The Need For A Sovereign National Conference

Editorial

There is a growing debate over whether the country should hold a sovereign national conference to decide its future in view of the endless agitations by various ethnic groups in this regard. While some ethnic nationality leaders in the Southwest and Southsouth geopolitical zones have been clamouring for the conference to hold, leaders in other parts of the country think otherwise.

Ijaw leader, Chief Edwin Clark, is in support of the conference while Alhaji Yahaya Kwande, a former Nigerian Ambassador to Switzerland, says we don’t need it. Kwande’s argument is that the country has invested so much resources in similar conferences in the past, with the more recent ones being former president Olusegun Obasanjo’s Constitutional Reform Committee which resulted in the slight amendment of the 1999 Constitution and the one before it, which was organised by General Sani Abacha to determine the sharing formula of earnings from the Federation Account.

Another dimension to the whole debate is the call for the restructuring of the country to address the existing lopsided revenue sharing formula that tends to favour the Federal Government to the detriment of communities where such revenue is derived.

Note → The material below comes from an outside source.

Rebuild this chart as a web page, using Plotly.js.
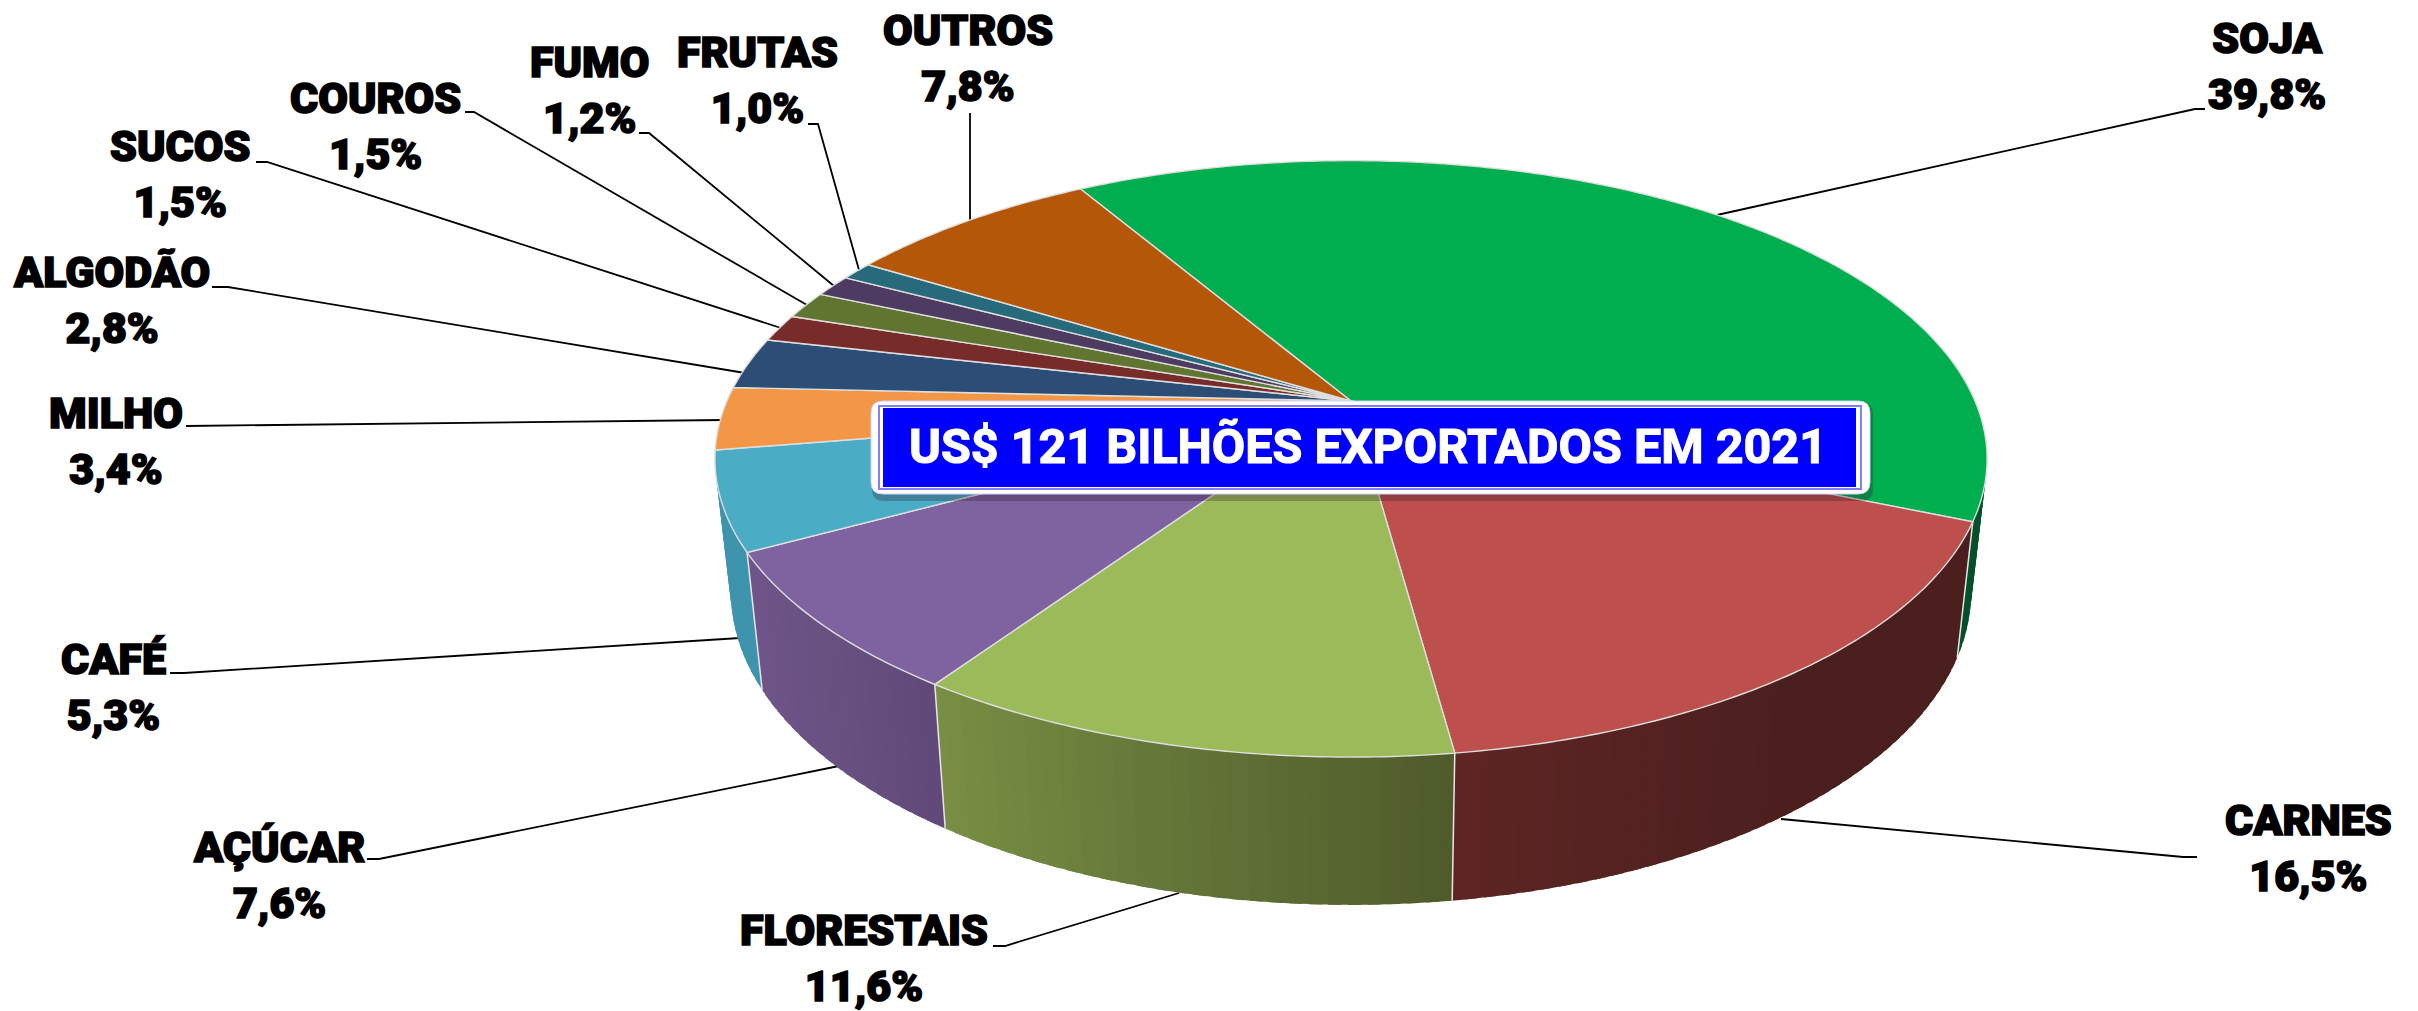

The Pro National Conference Organisation, PRONACO, spearheaded by Nobel Laureate, Professor Wole Soyinka and the late Chief Tony Enahoro and mooted the idea of a Sovereign National Conference after the restoration of democracy in 1999.

The group went ahead to organise it and after its conference produced what it called the People’s Constitution. This rich document has largely been ignored by successive presidents such as Olusegun Obasanjo, the late Umaru Yar’Adua and President Goodluck Jonathan.

We believe that past reforms were not far reaching enough that is why calls for a sovereign national conference have become even more strident in recent years. We also believe that the federating units of this country are treated like beggars by the federal government which appropriates so much revenue for itself and leaves the crumbs for the federating units which lay the proverbial golden egg.

This revenue sharing formula has resulted in grievances by ethnic nationalities, sometimes snowballing into violent confrontations between the state and militant groups.

The state of insecurity across the country and the recent demand for 45 new separate states by various groups and parts of the country indicate that there is an urgent need for a peaceful, all-embracing platform to be created to discuss salient, pressing national issues as they affect the people. Unfortunately, it is the absence of such a platform that has led some youths to take up arms against the state.

We believe that those who do not want the sovereign national conference are merely postponing the evil day. What are they afraid of? Afraid of losing their comfort zone?

Nigerians want to talk about their future. And the time is now.